Class Notes: Fall 2017

Ali Ahmad, PhD (PhD 2015) is currently working in the clinic as the head of the hand therapy unit at Ministry of Health – Kuwait.

James Battaglia, MA OTR/L CHT (MA 2001) has recently been appointed as an Assistant Professor in the Occupational Therapy program in the Health Professions Department at Hofstra University. He is currently working toward completion of his EdD in Learning and Teaching at Hofstra as well. His paper Toward a Caring Curriculum: Can Occupational Therapy be Taught in a Caring Context?, was published in the International Journal of Teaching and Learning in Higher Education, and a co-authored paper with his wife Dana Battaglia entitled, Faculty mentoring in communication sciences and disorders: Case study of a doctoral teaching practicum, was published in the Academy of Educational Leadership Journal in late 2016.

Paula Kramer (BS 1973, MA 1977, Ph.D. 1993) was recently named Professor Emerita of University of the Sciences.

Katherine Malfucci (MSOT 2012) started working last year as a Senior Instructional Therapist mentor with the Nest program, a New York City Dept. of Ed. ASD program that partners with NYU to include students with ASD in general ed classrooms. It has been a great inspiration to work with and learn from therapists throughout the city who do such wonderful, innovative work with our students.  This year she also began working at Back to Health, an outpatient clinic in Brooklyn, providing care for clients of all ages with musculoskeletal injuries and disabilities.

Sara Monheit-Peress (MA 1981) is married to Louis Peress (a COTA and Real Estate Broker) and is practicing Occupational Therapy in Las Vegas.
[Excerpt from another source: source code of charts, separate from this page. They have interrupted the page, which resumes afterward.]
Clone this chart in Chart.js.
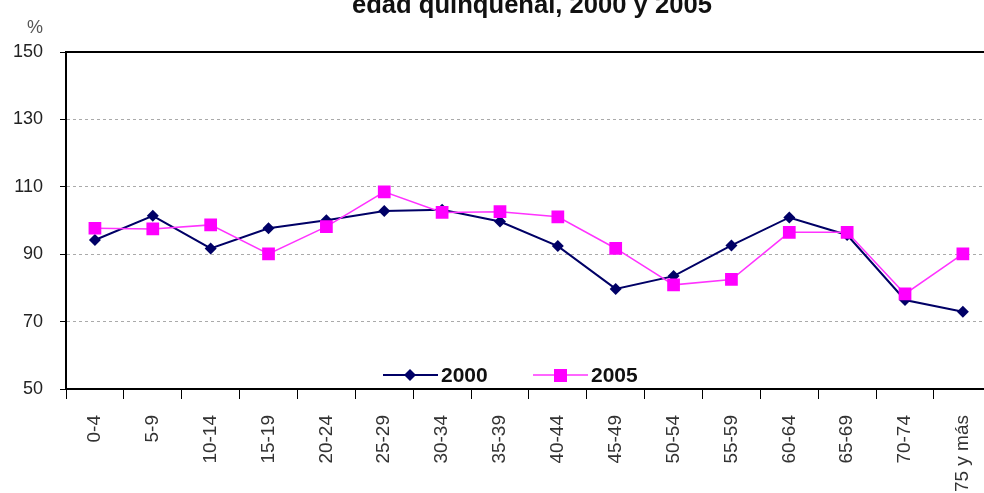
<!DOCTYPE html>
<html lang="es">
<head>
  <meta charset="UTF-8">
  <title>edad quinquenal, 2000 y 2005</title>
  <script src="https://cdn.jsdelivr.net/npm/chart.js@4.4.1/dist/chart.umd.min.js"></script>
  <style>
    body {
      margin: 0;
      background: #fff;
      font-family: 'Liberation Sans', Arial, sans-serif;
      overflow: hidden;
    }
    #wrap {
      position: relative;
      width: 1002px;
      height: 493px;
    }
    #title {
      position: absolute;
      left: 352px;
      top: -8px;
      font-size: 25.6px;
      line-height: 1;
      font-weight: bold;
      color: #111;
      white-space: nowrap;
    }
    #unit {
      position: absolute;
      left: 27px;
      top: 18px;
      font-size: 18px;
      line-height: 1;
      color: #555;
    }
    .leg {
      position: absolute;
      top: 364px;
      height: 22px;
      display: flex;
      align-items: center;
      font-size: 21px;
      font-weight: bold;
      color: #111;
    }
    .leg svg { margin-right: 3px; }
  </style>
</head>
<body>
  <div id="wrap">
    <canvas id="chart"></canvas>
    <div id="title">edad quinquenal, 2000 y 2005</div>
    <div id="unit">%</div>
    <div id="legend"></div>
  </div>

  <script>
    const categories = ['0-4', '5-9', '10-14', '15-19', '20-24', '25-29', '30-34', '35-39',
      '40-44', '45-49', '50-54', '55-59', '60-64', '65-69', '70-74', '75 y más'];
    const values2000 = [94.2, 101.4, 91.7, 97.7, 100.1, 102.8, 103.2, 99.7,
      92.4, 79.7, 83.5, 92.6, 100.9, 95.7, 76.4, 72.9];
    const values2005 = [97.7, 97.5, 98.7, 90.1, 98.2, 108.5, 102.4, 102.6,
      101.1, 91.7, 80.9, 82.5, 96.5, 96.5, 78.2, 90.1];
    const yTicks = [50, 70, 90, 110, 130, 150];

    const labelFont = { family: "'Liberation Sans', Arial, sans-serif", size: 19 };

    const chart = new Chart(document.getElementById('chart'), {
      type: 'line',
      data: {
        labels: categories,
        datasets: [{
          label: '2000',
          data: values2000,
          borderColor: '#000066',
          backgroundColor: '#000066',
          borderWidth: 2,
          pointStyle: 'rectRot',
          pointRadius: 6,
          pointBorderWidth: 0,
          tension: 0,
          order: 2
        }, {
          label: '2005',
          data: values2005,
          borderColor: '#ff33ff',
          backgroundColor: '#ff00ff',
          borderWidth: 1.5,
          pointStyle: 'rect',
          pointRadius: 9,
          pointBorderWidth: 0,
          tension: 0,
          order: 1
        }]
      },
      options: {
        responsive: true,
        maintainAspectRatio: false,
        animation: false,
        layout: { padding: { top: 52, right: 4, left: 0, bottom: 0 } },
        scales: {
          x: {
            offset: true,
            grid: {
              offset: true,
              drawOnChartArea: false,
              tickLength: 10,
              tickColor: '#000'
            },
            border: { color: '#000', width: 2 },
            ticks: {
              autoSkip: false,
              minRotation: 90,
              maxRotation: 90,
              padding: 16,
              color: '#333',
              font: labelFont
            },
            afterFit: s => { s.height = 104; }
          },
          xTop: {
            position: 'top',
            type: 'category',
            labels: categories,
            grid: { drawOnChartArea: false, drawTicks: false },
            border: { color: '#000', width: 2 },
            ticks: { display: false },
            afterFit: s => { s.height = 0; }
          },
          y: {
            min: yTicks[0],
            max: yTicks[yTicks.length - 1],
            afterBuildTicks: s => { s.ticks = yTicks.map(v => ({ value: v })); },
            grid: {
              color: c => (c.tick && (c.tick.value === 150 || c.tick.value === 50)) ? 'rgba(0,0,0,0)' : '#aaa',
              tickColor: '#000',
              tickLength: 6
            },
            border: { color: '#000', width: 2, dash: [3, 3] },
            ticks: {
              padding: 17,
              color: '#222',
              font: { family: "'Liberation Sans', Arial, sans-serif", size: 18 }
            },
            afterFit: s => { s.width = 66; }
          }
        },
        plugins: {
          legend: { display: false },
          tooltip: { enabled: false }
        }
      }
    });

    // legend drawn as html, placed inside the plot like the original
    const legendPos = { '2000': 383, '2005': 533 };
    const legend = document.getElementById('legend');
    chart.data.datasets.forEach(ds => {
      const item = document.createElement('div');
      item.className = 'leg';
      item.style.left = legendPos[ds.label] + 'px';
      const marker = ds.pointStyle === 'rectRot'
        ? `<polygon points="27,5 33,11 27,17 21,11" fill="${ds.backgroundColor}"/>`
        : `<rect x="21" y="5" width="13" height="13" fill="${ds.backgroundColor}"/>`;
      item.innerHTML = `<svg width="55" height="22"><line x1="0" y1="11" x2="55" y2="11" stroke="${ds.borderColor}" stroke-width="${ds.borderWidth}"/>${marker}</svg>${ds.label}`;
      legend.appendChild(item);
    });
  </script>
</body>
</html>
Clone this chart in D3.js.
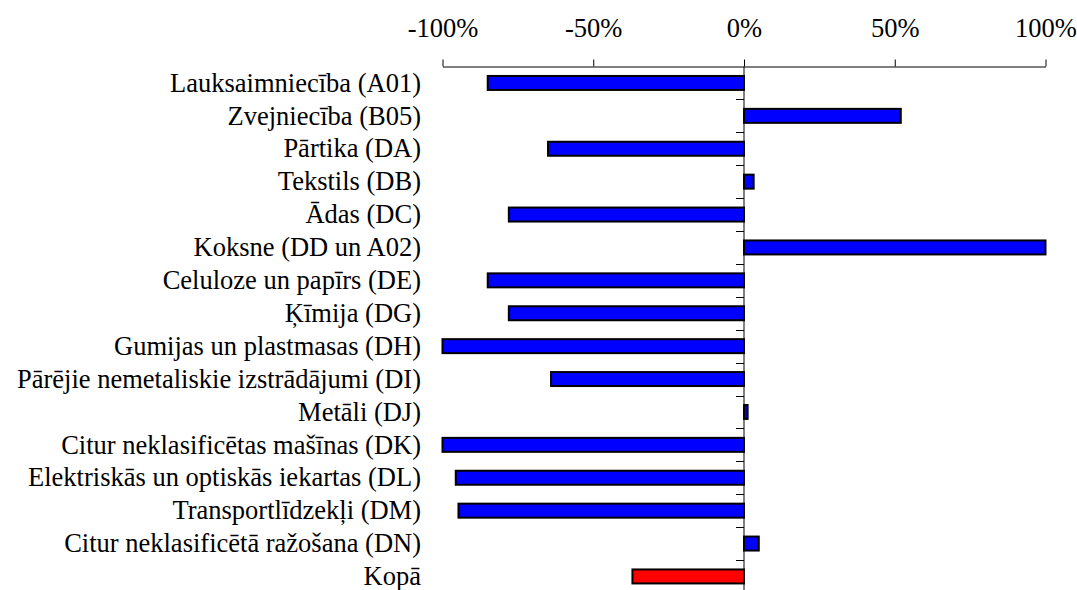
<!DOCTYPE html>
<html>
<head>
<meta charset="utf-8">
<script src="https://cdn.jsdelivr.net/npm/d3@7"></script>
<style>
  html, body { margin: 0; padding: 0; background: #fff; }
  svg { display: block; }
  svg text { font-family: "Liberation Serif", "Times New Roman", Times, serif; fill: #000; }
</style>
</head>
<body>
<svg id="chart" width="1077" height="590"></svg>
<script>
// Nozares un izmaiņas (%)
const categories = [
  "Lauksaimniecība (A01)",
  "Zvejniecība (B05)",
  "Pārtika (DA)",
  "Tekstils (DB)",
  "Ādas (DC)",
  "Koksne (DD un A02)",
  "Celuloze un papīrs (DE)",
  "Ķīmija (DG)",
  "Gumijas un plastmasas (DH)",
  "Pārējie nemetaliskie izstrādājumi (DI)",
  "Metāli (DJ)",
  "Citur neklasificētas mašīnas (DK)",
  "Elektriskās un optiskās iekartas (DL)",
  "Transportlīdzekļi (DM)",
  "Citur neklasificētā ražošana (DN)",
  "Kopā"
];
const values = [-85, 52, -65, 3.2, -78, 100, -85, -78, -100, -64, 1.2, -100, -95.6, -94.7, 4.9, -37];
const totalLabel = "Kopā";
const tickValues = [-100, -50, 0, 50, 100];

const serif = "'Liberation Serif', 'Times New Roman', Times, serif";
const fontSize = 26.5;
const svg = d3.select("#chart");

const x = d3.scaleLinear().domain([-100, 100]).range([442.5, 1045.5]);
const y = d3.scaleBand()
  .domain(categories)
  .range([66.5, 66.5 + categories.length * 32.9])
  .paddingInner(0.575)
  .paddingOuter(0.2875);

// Top value axis
const xAxis = d3.axisTop(x)
  .tickValues(tickValues)
  .tickFormat(d => d + "%")
  .tickSizeInner(7)
  .tickSizeOuter(0)
  .tickPadding(23);

const gx = svg.append("g")
  .attr("transform", "translate(0,66.5)")
  .call(xAxis)
  .attr("font-family", serif)
  .attr("font-size", fontSize);
gx.select(".domain").attr("stroke", "#000").attr("stroke-width", 1);
gx.selectAll(".tick line").attr("stroke", "#000");
gx.selectAll(".tick text").attr("fill", "#000").attr("dy", "0");

// Category axis running along the zero line
const step = y.step();
const boundaries = d3.range(1, categories.length + 1).map(i => y.range()[0] + i * step);

svg.append("line")
  .attr("x1", x(0)).attr("x2", x(0))
  .attr("y1", 66.5).attr("y2", y.range()[1])
  .attr("stroke", "#000").attr("stroke-width", 1);

svg.append("g").selectAll("line")
  .data(boundaries)
  .join("line")
  .attr("x1", x(0) - 8).attr("x2", x(0))
  .attr("y1", d => Math.round(d) + 0.5).attr("y2", d => Math.round(d) + 0.5)
  .attr("stroke", "#000").attr("stroke-width", 1);

// Bars
svg.append("g").selectAll("rect")
  .data(categories.map((c, i) => ({ c, v: values[i] })))
  .join("rect")
  .attr("x", d => x(Math.min(0, d.v)))
  .attr("y", d => y(d.c))
  .attr("width", d => Math.abs(x(d.v) - x(0)))
  .attr("height", y.bandwidth())
  .attr("fill", d => d.c === totalLabel ? "#ff0000" : "#0000ff")
  .attr("stroke", "#000")
  .attr("stroke-width", 2);

// Category labels
svg.append("g")
  .attr("font-family", serif)
  .attr("font-size", fontSize)
  .selectAll("text")
  .data(categories)
  .join("text")
  .attr("x", 421)
  .attr("y", d => y(d) + y.bandwidth() / 2)
  .attr("dy", "0.33em")
  .attr("text-anchor", "end")
  .text(d => d);
</script>
</body>
</html>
Jaimie Porter OTR/L CBIS (MSOT 2011) currently works in Acute Inpatient Rehabilitation at Mount Sinai Hospital, originally on the Brain Injury Rehab unit and currently on the Spinal Cord Injury Rehab unit, and has recently become a Certified Brain Injury Specialist.

Jackie Tamayo, MS, OTR/L (MS 2012) is a hand therapy resident at OrthoCarolina ’16-’17, obtained CHT, and is a hand Specialist at Calif. Orthopaedic Institute in San Diego.

Audrey H. Weiss (MA 1995) wrote the cover story in the August (2016) edition of OT Advance Magazine. The story titled Hitting the High Notes…starting an OT music group for special-needs students is easier-and more fun- than you thought, is about her OT music group which she runs in schools and clinics.